Nature et culture : Le premier être humain à avoir décoché à son ennemi une insulte plutôt qu'une flèche est le fondateur de la civilisation
Aucun angélisme chez le fondateur de la psychanalyse : Freud inclut parmi les données primordiales de la nature humaine un fonds incompressible d’agressivité, que nous serions tous tentés d’assouvir aux dépens de notre «prochain ». Et c’est l’une des tâches principales de la culture que de limiter cette agressivité, ou du moins d’en réduire les manifestations. Mais comment ?
Aux yeux de Freud, ni la répression brutale de ces pulsions ni, à l’inverse, la promotion de l’amour ne sauraient être suffisantes. Il faut trouver des débouchés aux instincts asociaux, en les détournant de leurs buts primitifs vers des activités socialement acceptables. La violence doit donc être réorientée, en particulier à travers les ressources symboliques que nous offre le langage. L’insulte est un cas exemplaire : celui qui s’y est adonné sait qu’elle permet de décharger une certaine excitation intérieure et d’y trouver un plaisir sincère, tout en évitant le passage à l’acte. Ce qu’on observe chez un individu peut être étendu à la civilisation dans son ensemble. Ne constate-t-on pas que toutes les cultures possèdent des insultes… de même que tous les hommes possèdent en eux des instincts agressifs ?

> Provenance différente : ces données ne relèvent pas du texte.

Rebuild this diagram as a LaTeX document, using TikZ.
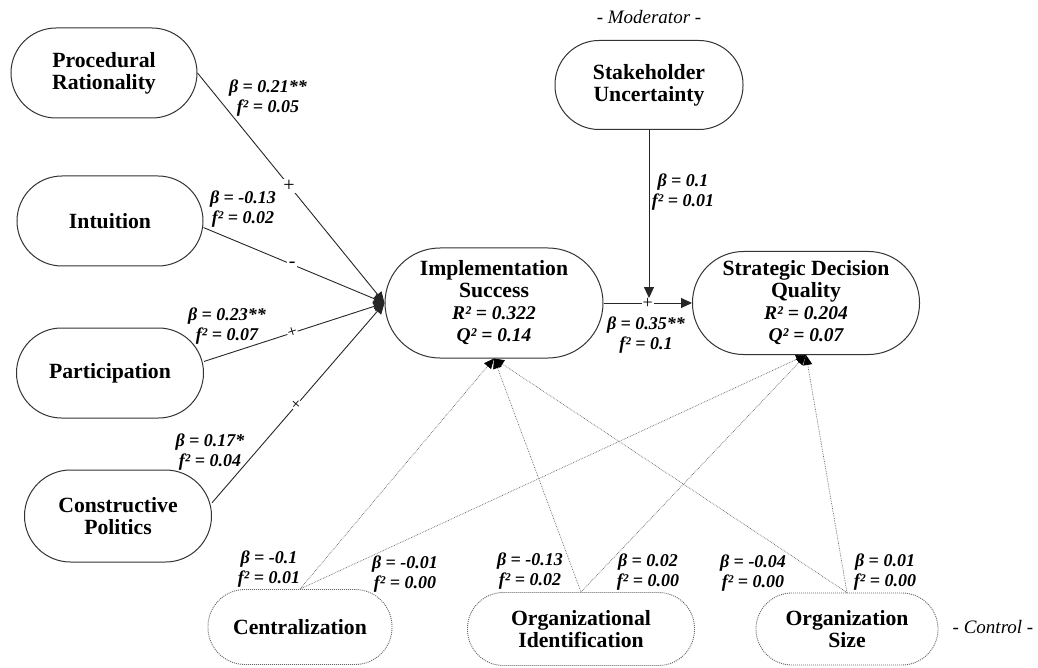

Cette double universalité n’est sans doute pas le fruit du hasard. La domestication de la violence humaine, à la fois condition et produit de la culture, est pour Freud le résultat d’un détournement : ainsi les affrontements guerriers sont remplacés par des hurlements de supportées, les rixes de rues par des joutes oratoires et les coups de poing par des calomnies.